**SOURCE MATERIAL**
* START *

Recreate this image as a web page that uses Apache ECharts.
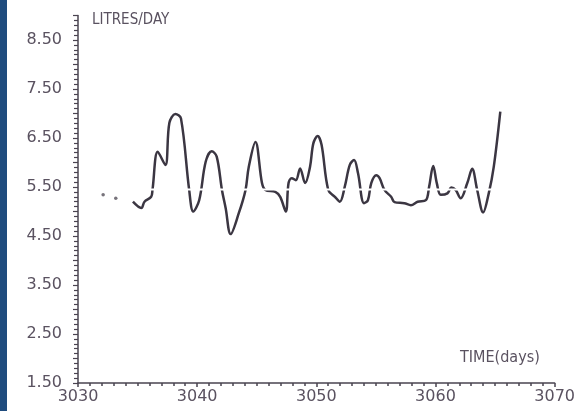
<!DOCTYPE html>
<html>
<head>
<meta charset="utf-8">
<script src="https://cdn.jsdelivr.net/npm/echarts@6/dist/echarts.min.js"></script>
<style>
  html, body { margin: 0; padding: 0; background: #ffffff; }
  #chart { width: 578px; height: 411px; }
</style>
</head>
<body>
<div id="chart"></div>
<script>
// Daily consumption trace
const days = [
  3034.61, 3035.31, 3035.58, 3036.14, 3036.25, 3036.69, 3037.33, 3037.67, 3038.17, 3038.64,
  3039.33, 3039.67, 3040.17, 3040.72, 3041.22, 3041.64, 3042.08, 3042.39, 3042.81, 3043.50,
  3044.06, 3044.33, 3044.89, 3045.44, 3045.72, 3046.56, 3046.97, 3047.44, 3047.67, 3047.94,
  3048.28, 3048.64, 3049.06, 3049.47, 3049.75, 3050.11, 3050.44, 3051.00, 3051.56, 3051.97,
  3052.39, 3052.81, 3053.17, 3053.50, 3054.00, 3054.33, 3054.61, 3055.03, 3055.31, 3055.72,
  3056.28, 3056.56, 3057.39, 3057.94, 3058.50, 3059.19, 3059.47, 3059.81, 3060.11, 3060.44,
  3061.00, 3061.33, 3061.69, 3062.11, 3062.67, 3063.08, 3063.50, 3064.00, 3064.47, 3064.89,
  3065.44
];
const litres = [
  5.20, 5.07, 5.20, 5.30, 5.44, 6.22, 5.95, 6.81, 6.99, 6.90,
  5.44, 5.00, 5.23, 6.02, 6.23, 6.12, 5.44, 5.07, 4.54, 4.97,
  5.44, 5.91, 6.42, 5.58, 5.44, 5.40, 5.30, 5.00, 5.58, 5.68,
  5.64, 5.88, 5.58, 5.91, 6.39, 6.54, 6.36, 5.44, 5.30, 5.20,
  5.51, 5.95, 6.05, 5.78, 5.17, 5.23, 5.58, 5.74, 5.68, 5.44,
  5.30, 5.19, 5.17, 5.13, 5.20, 5.23, 5.51, 5.93, 5.58, 5.34,
  5.37, 5.49, 5.44, 5.27, 5.58, 5.87, 5.44, 4.98, 5.37, 5.91,
  7.04
];

// Two stray readings before the trace starts
const strayDays = [3032.11, 3033.17];
const strayLitres = [5.34, 5.27];

// Thin white rule crossing the trace
const ruleDays = [3034, 3066];
const ruleLevel = 5.45;

const yLabels = ['1.50', '2.50', '3.50', '4.50', '5.50', '6.50', '7.50', '8.50'];

const ink = '#3b3642';
const labelInk = '#5a5260';
const axisInk = '#4a4450';

const chart = echarts.init(document.getElementById('chart'), null, { renderer: 'canvas' });

chart.setOption({
  animation: false,
  backgroundColor: '#ffffff',
  grid: { left: 78, right: 20, top: 15.5, bottom: 28, containLabel: false },
  xAxis: {
    type: 'value',
    min: 3030,
    max: 3070,
    interval: 10,
    axisLine: { show: true, lineStyle: { color: axisInk, width: 1.5 } },
    axisTick: { show: true, length: 4, lineStyle: { color: axisInk, width: 1.5 } },
    minorTick: { show: true, splitNumber: 10, length: 3, lineStyle: { color: axisInk, width: 1.5 } },
    splitLine: { show: false },
    axisLabel: {
      margin: 6,
      color: labelInk,
      fontFamily: 'DejaVu Sans',
      fontSize: 16,
      formatter: v => String(v)
    }
  },
  yAxis: {
    type: 'value',
    min: 1.5,
    max: 9.0,
    interval: 0.5,
    axisLine: { show: true, lineStyle: { color: axisInk, width: 1.5 } },
    axisTick: { show: true, length: 5, lineStyle: { color: axisInk, width: 1.2 } },
    minorTick: { show: true, splitNumber: 5, length: 4, lineStyle: { color: axisInk, width: 1.2 } },
    splitLine: { show: false },
    axisLabel: {
      margin: 16,
      color: labelInk,
      fontFamily: 'DejaVu Sans',
      fontSize: 16,
      formatter: v => {
        const s = v.toFixed(2);
        return yLabels.indexOf(s) >= 0 ? s : '';
      }
    }
  },
  graphic: [
    { type: 'rect', left: 0, top: 0, shape: { width: 7, height: 411 }, style: { fill: '#1f4c7e' }, z: 100 },
    { type: 'text', left: 92, top: 13, style: { text: 'LITRES/DAY', fill: labelInk, font: '15px "DejaVu Sans Condensed"' } },
    { type: 'text', left: 460, top: 350, style: { text: 'TIME(days)', fill: labelInk, font: '16px "DejaVu Sans Condensed"' } }
  ],
  series: [
    {
      type: 'line',
      data: days.map((d, i) => [d, litres[i]]),
      smooth: 0.35,
      showSymbol: false,
      lineStyle: { color: ink, width: 2.5 },
      z: 2
    },
    {
      type: 'scatter',
      data: strayDays.map((d, i) => [d, strayLitres[i]]),
      symbolSize: 3.5,
      itemStyle: { color: '#55505a' },
      z: 2
    },
    {
      // white rule on its own layer so it cuts across the trace
      type: 'line',
      zlevel: 1,
      data: ruleDays.map(d => [d, ruleLevel]),
      showSymbol: false,
      silent: true,
      lineStyle: { color: '#ffffff', width: 2 }
    }
  ]
});
</script>
</body>
</html>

* END *

**WHAT NEEDS TO BE DONE**
Set the data above down again exactly as given, with no pictures.

**RESULT OF THE TASK**
Recreate this image as a web page that uses Apache ECharts.
<!DOCTYPE html>
<html>
<head>
<meta charset="utf-8">
<script src="https://cdn.jsdelivr.net/npm/echarts@6/dist/echarts.min.js"></script>
<style>
  html, body { margin: 0; padding: 0; background: #ffffff; }
  #chart { width: 578px; height: 411px; }
</style>
</head>
<body>
<div id="chart"></div>
<script>
// Daily consumption trace
const days = [
  3034.61, 3035.31, 3035.58, 3036.14, 3036.25, 3036.69, 3037.33, 3037.67, 3038.17, 3038.64,
  3039.33, 3039.67, 3040.17, 3040.72, 3041.22, 3041.64, 3042.08, 3042.39, 3042.81, 3043.50,
  3044.06, 3044.33, 3044.89, 3045.44, 3045.72, 3046.56, 3046.97, 3047.44, 3047.67, 3047.94,
  3048.28, 3048.64, 3049.06, 3049.47, 3049.75, 3050.11, 3050.44, 3051.00, 3051.56, 3051.97,
  3052.39, 3052.81, 3053.17, 3053.50, 3054.00, 3054.33, 3054.61, 3055.03, 3055.31, 3055.72,
  3056.28, 3056.56, 3057.39, 3057.94, 3058.50, 3059.19, 3059.47, 3059.81, 3060.11, 3060.44,
  3061.00, 3061.33, 3061.69, 3062.11, 3062.67, 3063.08, 3063.50, 3064.00, 3064.47, 3064.89,
  3065.44
];
const litres = [
  5.20, 5.07, 5.20, 5.30, 5.44, 6.22, 5.95, 6.81, 6.99, 6.90,
  5.44, 5.00, 5.23, 6.02, 6.23, 6.12, 5.44, 5.07, 4.54, 4.97,
  5.44, 5.91, 6.42, 5.58, 5.44, 5.40, 5.30, 5.00, 5.58, 5.68,
  5.64, 5.88, 5.58, 5.91, 6.39, 6.54, 6.36, 5.44, 5.30, 5.20,
  5.51, 5.95, 6.05, 5.78, 5.17, 5.23, 5.58, 5.74, 5.68, 5.44,
  5.30, 5.19, 5.17, 5.13, 5.20, 5.23, 5.51, 5.93, 5.58, 5.34,
  5.37, 5.49, 5.44, 5.27, 5.58, 5.87, 5.44, 4.98, 5.37, 5.91,
  7.04
];

// Two stray readings before the trace starts
const strayDays = [3032.11, 3033.17];
const strayLitres = [5.34, 5.27];

// Thin white rule crossing the trace
const ruleDays = [3034, 3066];
const ruleLevel = 5.45;

const yLabels = ['1.50', '2.50', '3.50', '4.50', '5.50', '6.50', '7.50', '8.50'];

const ink = '#3b3642';
const labelInk = '#5a5260';
const axisInk = '#4a4450';

const chart = echarts.init(document.getElementById('chart'), null, { renderer: 'canvas' });

chart.setOption({
  animation: false,
  backgroundColor: '#ffffff',
  grid: { left: 78, right: 20, top: 15.5, bottom: 28, containLabel: false },
  xAxis: {
    type: 'value',
    min: 3030,
    max: 3070,
    interval: 10,
    axisLine: { show: true, lineStyle: { color: axisInk, width: 1.5 } },
    axisTick: { show: true, length: 4, lineStyle: { color: axisInk, width: 1.5 } },
    minorTick: { show: true, splitNumber: 10, length: 3, lineStyle: { color: axisInk, width: 1.5 } },
    splitLine: { show: false },
    axisLabel: {
      margin: 6,
      color: labelInk,
      fontFamily: 'DejaVu Sans',
      fontSize: 16,
      formatter: v => String(v)
    }
  },
  yAxis: {
    type: 'value',
    min: 1.5,
    max: 9.0,
    interval: 0.5,
    axisLine: { show: true, lineStyle: { color: axisInk, width: 1.5 } },
    axisTick: { show: true, length: 5, lineStyle: { color: axisInk, width: 1.2 } },
    minorTick: { show: true, splitNumber: 5, length: 4, lineStyle: { color: axisInk, width: 1.2 } },
    splitLine: { show: false },
    axisLabel: {
      margin: 16,
      color: labelInk,
      fontFamily: 'DejaVu Sans',
      fontSize: 16,
      formatter: v => {
        const s = v.toFixed(2);
        return yLabels.indexOf(s) >= 0 ? s : '';
      }
    }
  },
  graphic: [
    { type: 'rect', left: 0, top: 0, shape: { width: 7, height: 411 }, style: { fill: '#1f4c7e' }, z: 100 },
    { type: 'text', left: 92, top: 13, style: { text: 'LITRES/DAY', fill: labelInk, font: '15px "DejaVu Sans Condensed"' } },
    { type: 'text', left: 460, top: 350, style: { text: 'TIME(days)', fill: labelInk, font: '16px "DejaVu Sans Condensed"' } }
  ],
  series: [
    {
      type: 'line',
      data: days.map((d, i) => [d, litres[i]]),
      smooth: 0.35,
      showSymbol: false,
      lineStyle: { color: ink, width: 2.5 },
      z: 2
    },
    {
      type: 'scatter',
      data: strayDays.map((d, i) => [d, strayLitres[i]]),
      symbolSize: 3.5,
      itemStyle: { color: '#55505a' },
      z: 2
    },
    {
      // white rule on its own layer so it cuts across the trace
      type: 'line',
      zlevel: 1,
      data: ruleDays.map(d => [d, ruleLevel]),
      showSymbol: false,
      silent: true,
      lineStyle: { color: '#ffffff', width: 2 }
    }
  ]
});
</script>
</body>
</html>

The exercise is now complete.